There is no reason the film couldn't just stop here, except A-pictures usually weren't 70 minutes long in 1957, and this is where Funny Face somewhat goes off a cliff, ginning up jealousy and mean-spirited arguments and a new potential suitor for Jo in the form of her professor.  Pretty much nothing about it works, possibly because its curdled with contempt: Flostre, believe it or not (Jo won't), is a creepy, handsy horndog, though if the film thinks it's made a distinction between Dick and Flostre's respective approaches, it's not much of one.  It's a pity, really: there's no reason why a late-coming love triangle dialectic ought not work, other than Gershe and Donen's active hostility to doing anything with it besides rape farce.  It's the difference between a Funny Face that's infinitely fulfilling and the Funny Face whose last full musical number is the crappy "Clap Yo' Hands."  (Energetically-performed by Astaire and Thompson, pretending to be beatniks in order to infiltrate Flostre's lair, it's not valueless, but the song's inapposite and Donen does virtually nothing with its form.)  The problem, really, is that it demands so much compromise out of Jo as to erase her: there's some lip service that I think tries to say that Jo's new friends are willing to meet Jo partway; it comes off as devoid of substance as everything else in the movie, but not enchantingly so.

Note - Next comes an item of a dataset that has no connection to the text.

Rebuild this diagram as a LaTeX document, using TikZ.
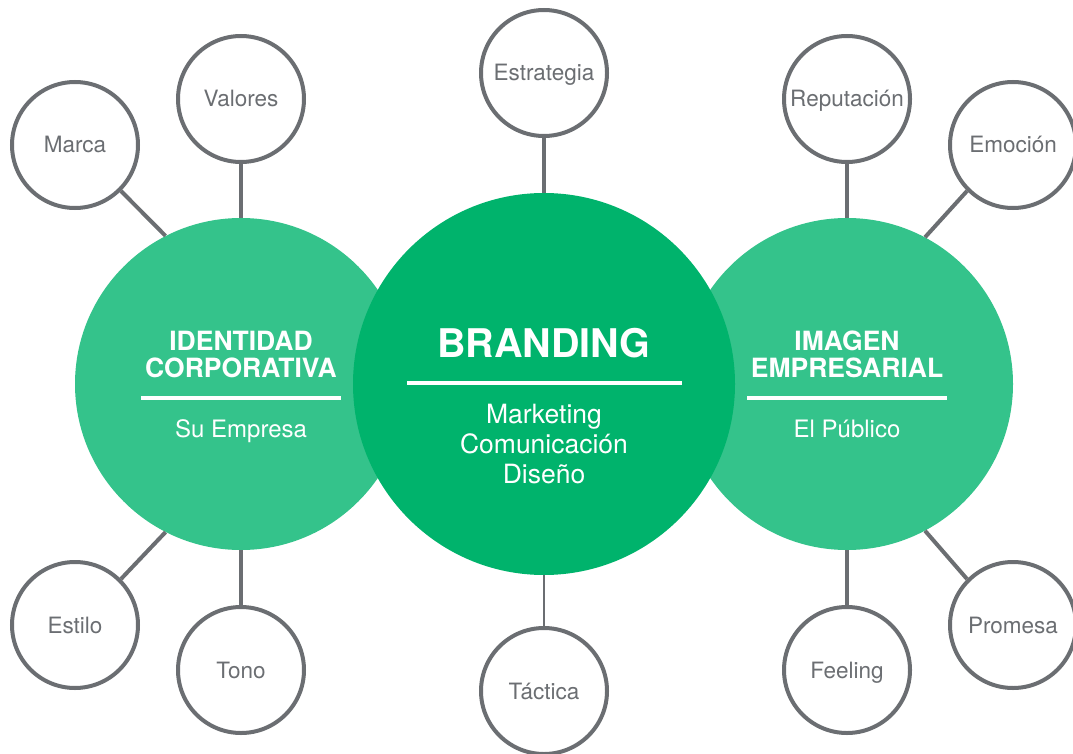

Which brings us back to our quandary: how to judge a movie with a third act this destitute?  (The denouement, another gladed dance, I will admit to liking, despite it all.)  It's a movie that effectively destroys its female lead in order to rebuild her, and even beyond the gender politics of that, it's a cheata refusal to grapple with Jo's character and the synthesis she's tried to make out of her deeply-held beliefs and a new lifestyle that isn't easily compatible with them, but has brought her greater happiness than they ever did.  Yet... I've watched it twice in three days.  Those first 70 minutes must be doing something so tremendously right that I simply can't find it in my heart not to love the whole thing.

Score: 8/10

*Or not.  His second wife, whom he married in 1980, was presently twelve years old.